The crane’s harsh note is heard on high
As he floats like a speck in the azure sky . . . 10
When I see the exit sign for Paw Paw, Illinois, I’m caught off guard. I knew it was here but failed to realize it was directly on my route. I take the exit, which deposits me into a sea of corn; coming off the highway, it feels like going below the ocean’s waves. As the fields give way to the village, one of the first homes clearly has town pride: They’ve planted a pawpaw tree in the center of their yard, and a hand-painted wooden sign identifies the specimen: PAW PAW TREE. There’s just the one, leaning against the power lines. I imagine the owners, tired of folks not knowing what a pawpaw tree was, planted it and painted the sign. “There, no more excuses.” Farther down the road, the municipal Paw Paw welcome sign even features a graphic of a pawpaw cluster, with one piece of fruit split open. POPULATION 870, ESTABLISHED 1882.
The Pawpaw Tracker publisher Ray Jones also visited here on his own pawpaw road trip. Alice Zeman, a local historian, told him that “the pawpaw grove, from which the town received its name, was one of the largest in the area and included about 2,000 acres southeast of the present site of the village.”11 Paw Paw Grove, as it was once known, was located along the historic Chicago Road stagecoach line, which itself was created from trails the Potawatomi Indians had long used. Their route, no doubt, intentionally crossed through the pawpaw grove.
The area around present-day Paw Paw, Illinois, belonged to the Potawatomi and other Native American tribes as late as 1833. A village in the county was known as Assiminehkon, which translated to Pawpaw Grove (which would become the Paw Paw I have just visited).12 Farther north, in DeKalb County, there is another Paw Paw Township.
As elsewhere in the Pawpaw Belt, the fruit was once popular and beloved in rural Illinois.

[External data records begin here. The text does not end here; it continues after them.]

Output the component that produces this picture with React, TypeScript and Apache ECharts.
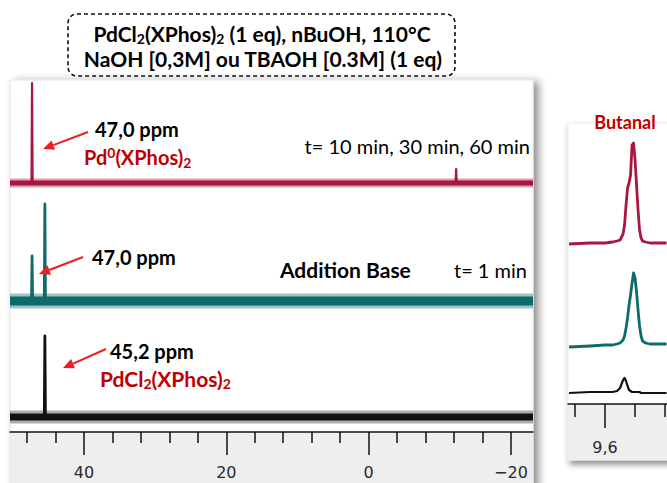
import React, { useEffect, useRef } from "react";
import * as echarts from "echarts";

// ---- 31P spectra (main panel, ppm) ----
const MAIN_MIN = -23.1;
const MAIN_MAX = 50.4;
const mainMajorTicks = [40, 20, 0, -20];
const mainMinorTicks = [48, 44, 36, 32, 28, 24, 16, 12, 8, 4, -4, -8, -12, -16];

const redPeakPpm = [47.3, -12.3];
const redPeakInt = [100, 14];
const tealPeakPpm = [47.3, 45.5];
const tealPeakInt = [45, 97];
const blackPeakPpm = [45.5];
const blackPeakInt = [81];

// ---- 1H zoom on butanal CHO (right panel, ppm) ----
const ZOOM_MIN = 9.5587;
const ZOOM_MAX = 9.6247;
const zoomMajorTicks = [9.6];
const zoomMinorTicks = [9.62, 9.58, 9.56];
const zoomPpm = [9.624, 9.61, 9.6, 9.595, 9.592, 9.59, 9.588, 9.587, 9.586, 9.585, 9.584, 9.583, 9.582, 9.581, 9.58, 9.579, 9.578, 9.577, 9.576, 9.575, 9.573, 9.57, 9.565, 9.559];
const zoomRed = [-1, 0, 0, 1, 2, 3, 9, 18, 38, 55, 60, 68, 98, 100, 83, 58, 33, 13, 5, 2, 1, 0, 0, 0];
const zoomTeal = [-2, -1, 0, 0, 1, 2, 5, 9, 17, 27, 40, 50, 62, 72, 67, 53, 35, 19, 9, 4, 2, 1, 1, 1];
const zoomBlack = [-1, 0, 0, 0, 1, 4, 12, 14, 11, 6, 2, 1, 0, 0, 0, 0, 0, 0, -1, -1, -1, -1, -1, -1];

// stacking offsets (layout)
const MAIN_Y = 352;
const mainOffset = { red: 249, teal: 131, black: 15 };
const ZOOM_Y = 281;
const zoomOffset = { red: 161, teal: 59, black: 12 };

const RED = "#a8173f";
const TEAL = "#0e6b6a";
const BLACK = "#111111";
const ANN_RED = "#c00000";

function spikes(ppms: number[], ints: number[], off: number) {
  const pts: number[][] = [[MAIN_MAX, off]];
  const idx = ppms.map((_, i) => i).sort((a, b) => ppms[b] - ppms[a]);
  const hw = 0.08;
  idx.forEach((i) => {
    pts.push([ppms[i] + hw, off], [ppms[i], off + ints[i]], [ppms[i] - hw, off]);
  });
  pts.push([MAIN_MIN, off]);
  return pts;
}

function band(off: number) {
  return [[MAIN_MAX, off], [MAIN_MIN, off]];
}

function zoomLine(vals: number[], off: number) {
  return zoomPpm.map((p, i) => [p, vals[i] + off]);
}

function arrow(x1: number, y1: number, x2: number, y2: number, color: string) {
  const dx = x2 - x1, dy = y2 - y1;
  const len = Math.hypot(dx, dy);
  const ux = dx / len, uy = dy / len;
  const hl = 11, hw = 5;
  const bx = x2 - ux * hl, by = y2 - uy * hl;
  return [
    { type: "line", z: 60, shape: { x1, y1, x2: bx, y2: by }, style: { stroke: color, lineWidth: 2 } },
    {
      type: "polygon", z: 60,
      shape: { points: [[x2, y2], [bx - uy * hw, by + ux * hw], [bx + uy * hw, by - ux * hw]] },
      style: { fill: color },
    },
  ];
}

function txt(text: string, x: number, y: number, o: any = {}) {
  const size = o.size || 18;
  const weight = o.bold === false ? "normal" : "bold";
  const color = o.color || "#000";
  const sub = Math.round(size * 0.68);
  return {
    type: "text",
    z: 70,
    style: {
      text,
      x,
      y,
      fill: color,
      fontFamily: "Lato",
      fontSize: size,
      fontWeight: weight,
      align: o.align || "left",
      verticalAlign: "middle",
      lineHeight: size + 4,
      rich: {
        n: { fontSize: size, fontWeight: weight, fontFamily: "Lato", fill: color, lineHeight: size + 4 },
        s: { fontSize: sub, fontWeight: "bold", fontFamily: "Lato", fill: color, lineHeight: sub, verticalAlign: "bottom" },
        u: { fontSize: sub, fontWeight: "bold", fontFamily: "Lato", fill: color, lineHeight: sub, verticalAlign: "top" },
      },
    },
  };
}

function lineSeries(name: string, data: number[][], color: string, width: number, xi: number, yi: number, opacity = 1) {
  return {
    name,
    type: "line",
    xAxisIndex: xi,
    yAxisIndex: yi,
    data,
    symbol: "none",
    silent: true,
    lineStyle: { color, width, opacity, join: "round" },
  };
}

const AXIS_FONT = "DejaVu Sans";

const option: any = {
  animation: false,
  backgroundColor: "#ffffff",
  grid: [
    { left: 10, right: 667 - 533, top: 80, bottom: 483 - 432 },
    { left: 568, right: 0, top: 123, bottom: 483 - 404 },
  ],
  xAxis: [
    {
      type: "value", gridIndex: 0, min: MAIN_MIN, max: MAIN_MAX, inverse: true, position: "bottom",
      axisLine: { show: true, lineStyle: { color: "#111", width: 1.5 } },
      axisTick: { show: true, customValues: mainMajorTicks, length: 23, lineStyle: { color: "#111", width: 1.5 } },
      axisLabel: {
        show: true, customValues: mainMajorTicks, margin: 32, color: "#2a2a2a", fontSize: 16, fontFamily: AXIS_FONT,
        formatter: (v: number) => String(v).replace("-", "\u2212"),
      },
      splitLine: { show: false },
    },
    {
      type: "value", gridIndex: 0, min: MAIN_MIN, max: MAIN_MAX, inverse: true, position: "bottom",
      axisLine: { show: false },
      axisTick: { show: true, customValues: mainMinorTicks, length: 11, lineStyle: { color: "#111", width: 1.5 } },
      axisLabel: { show: false },
      splitLine: { show: false },
    },
    {
      type: "value", gridIndex: 1, min: ZOOM_MIN, max: ZOOM_MAX, inverse: true, position: "bottom",
      axisLine: { show: true, lineStyle: { color: "#111", width: 1.5 } },
      axisTick: { show: true, customValues: zoomMajorTicks, length: 24, lineStyle: { color: "#111", width: 1.5 } },
      axisLabel: {
        show: true, customValues: zoomMajorTicks, margin: 35, color: "#2a2a2a", fontSize: 16, fontFamily: AXIS_FONT,
        formatter: (v: number) => v.toFixed(1).replace(".", ","),
      },
      splitLine: { show: false },
    },
    {
      type: "value", gridIndex: 1, min: ZOOM_MIN, max: ZOOM_MAX, inverse: true, position: "bottom",
      axisLine: { show: false },
      axisTick: { show: true, customValues: zoomMinorTicks, length: 13, lineStyle: { color: "#111", width: 1.5 } },
      axisLabel: { show: false },
      splitLine: { show: false },
    },
  ],
  yAxis: [
    { type: "value", gridIndex: 0, min: 0, max: MAIN_Y, show: false, splitLine: { show: false } },
    { type: "value", gridIndex: 1, min: 0, max: ZOOM_Y, show: false, splitLine: { show: false } },
  ],
  series: [
    // main panel noise bands
    lineSeries("red-band", band(mainOffset.red), RED, 9, 0, 0, 0.4),
    lineSeries("red-core", band(mainOffset.red), RED, 5, 0, 0),
    lineSeries("red", spikes(redPeakPpm, redPeakInt, mainOffset.red), RED, 2.2, 0, 0),
    lineSeries("teal-band", band(mainOffset.teal), TEAL, 15, 0, 0, 0.4),
    lineSeries("teal-core", band(mainOffset.teal), TEAL, 9, 0, 0),
    lineSeries("teal", spikes(tealPeakPpm, tealPeakInt, mainOffset.teal), TEAL, 2.8, 0, 0),
    lineSeries("black-band", band(mainOffset.black), BLACK, 13, 0, 0, 0.35),
    lineSeries("black-core", band(mainOffset.black), BLACK, 7, 0, 0),
    lineSeries("black", spikes(blackPeakPpm, blackPeakInt, mainOffset.black), BLACK, 2.8, 0, 0),
    // zoom panel
    lineSeries("z-red", zoomLine(zoomRed, zoomOffset.red), RED, 2.8, 2, 1),
    lineSeries("z-teal", zoomLine(zoomTeal, zoomOffset.teal), TEAL, 2.8, 2, 1),
    lineSeries("z-black", zoomLine(zoomBlack, zoomOffset.black), BLACK, 2.2, 2, 1),
  ],
  graphic: [
    // main panel background + shadow
    {
      type: "rect", z: -20, shape: { x: 10, y: 80, width: 523, height: 410 },
      style: { fill: "#fff", stroke: "#e6e6e6", lineWidth: 1, shadowBlur: 8, shadowOffsetX: 5, shadowOffsetY: 2, shadowColor: "rgba(0,0,0,0.45)" },
    },
    { type: "rect", z: -19, shape: { x: 10, y: 433, width: 523, height: 60 }, style: { fill: "#eeeeee" } },
    // zoom panel background
    {
      type: "rect", z: -20, shape: { x: 568, y: 123, width: 120, height: 337 },
      style: { fill: "#fff", stroke: "#ececec", lineWidth: 1, shadowBlur: 6, shadowOffsetX: 2, shadowOffsetY: 4, shadowColor: "rgba(0,0,0,0.45)" },
    },
    { type: "rect", z: -19, shape: { x: 568, y: 405, width: 120, height: 55 }, style: { fill: "#eeeeee" } },
    // title box
    {
      type: "rect", z: 50, shape: { x: 68, y: 14, width: 387, height: 62, r: 9 },
      style: { fill: "none", stroke: "#111", lineWidth: 1.6, lineDash: [4, 3] },
    },
    txt("{n|PdCl}{s|2}{n|(XPhos)}{s|2}{n| (1 eq), nBuOH, 110°C}", 262, 33, { align: "center", size: 21 }),
    txt("{n|NaOH [0,3M] ou TBAOH [0.3M] (1 eq)}", 263, 58, { align: "center", size: 21 }),
    // red spectrum annotations
    ...arrow(88, 132, 43, 149, "#ee1c25"),
    txt("{n|47,0 ppm}", 95, 129, { size: 20 }),
    txt("{n|Pd}{u|0}{n|(XPhos)}{s|2}", 84, 157, { size: 20, color: ANN_RED }),
    txt("{n|t= 10 min, 30 min, 60 min}", 530, 146, { size: 20, bold: false, align: "right" }),
    // teal annotations
    ...arrow(83, 257, 39, 274, "#ee1c25"),
    txt("{n|47,0 ppm}", 92, 257, { size: 20 }),
    txt("{n|Addition Base}", 280, 269, { size: 21 }),
    txt("{n|t= 1 min}", 527, 270, { size: 20, bold: false, align: "right" }),
    // black annotations
    ...arrow(106, 349, 63, 368, "#ee1c25"),
    txt("{n|45,2 ppm}", 110, 351, { size: 20 }),
    txt("{n|PdCl}{s|2}{n|(XPhos)}{s|2}", 100, 378, { size: 21, color: ANN_RED }),
    // zoom panel title
    txt("{n|Butanal}", 625, 122, { size: 18, align: "center", color: ANN_RED }),
  ],
};

export default function App() {
  const ref = useRef<HTMLDivElement>(null);
  useEffect(() => {
    const chart = echarts.init(ref.current!, null, { renderer: "svg" });
    chart.setOption(option);
    return () => chart.dispose();
  }, []);
  return (
    <div
      ref={ref}
      style={{ position: "fixed", left: 0, top: 0, width: 667, height: 483, background: "#fff" }}
    />
  );
}
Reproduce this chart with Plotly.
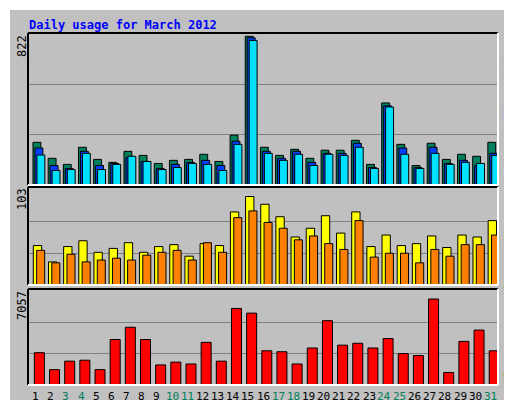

At the turn of the last century, pawpaws were sold at local markets. A Bloomfield, Illinois, newspaper reported in 1902: “Some of the grocery stores have displayed basketful of pawpaws. They are green pawpaws, which are not supposed to be particularly palatable or wholesome.”13 Even readers of the Chicago Daily Tribune were concerned with pawpaw
s. “Other calamities might be borne with comparative equanimity,” the Tribune reported in 1913, “but it is woefully depressing to learn that the pawpaw crop is almost a total failure this year.”14
Pulitzer Prize–winning poet, and Illinois native, Carl Sandburg was also a pawpaw lover. In the 1930s, Sandburg made pleas for breeding “bigger and better pawpaws.”15 “American citizens are going to grow more pawpaws, eat them, and like it,” read a 1937 bulletin from Berkeley, California. “This is the decision of Carl Sandburg, poet, who announces he has made it his life’s mission. He insists he is going to make America pawpaw conscious.”16 Sandburg even became president of another North American Pawpaw Growers Association, a group unrelated to the current NAPGA, and about which little is known.17
Near the southern Illinois village of Iuka, a particular pawpaw patch was for decades known as the best in the region. Neal Peterson once told me the story of an elderly man who recalled visiting that patch as a teenager in the early 1900s. It was a Saturday, and with chores finished, he and a friend decided to steal a neighbor’s wagon and mule, and headed for the pawpaw patch with a jug of whiskey. They ate pawpaws all afternoon, got drunk, fell asleep, and lost the mule. The incident passed, but the patch continued to be regarded by many as the best in Illinois. In the 1980s, the late Illinois plantsmen Joe Hickman knew these pawpaws, and referred to them as Mitchel. Although many experts believe the cultivar Mitchel, as it exists in the current trade, was mixed up somewhere along the line (due to mislabeled or mishandled scion wood, perhaps) and is not the same fruit Hickman and the mule-riding farm boys of Illinois once knew, the idea of Mitchel originated, and perhaps even still lives, in a century-old pawpaw patch somewhere near Iuka.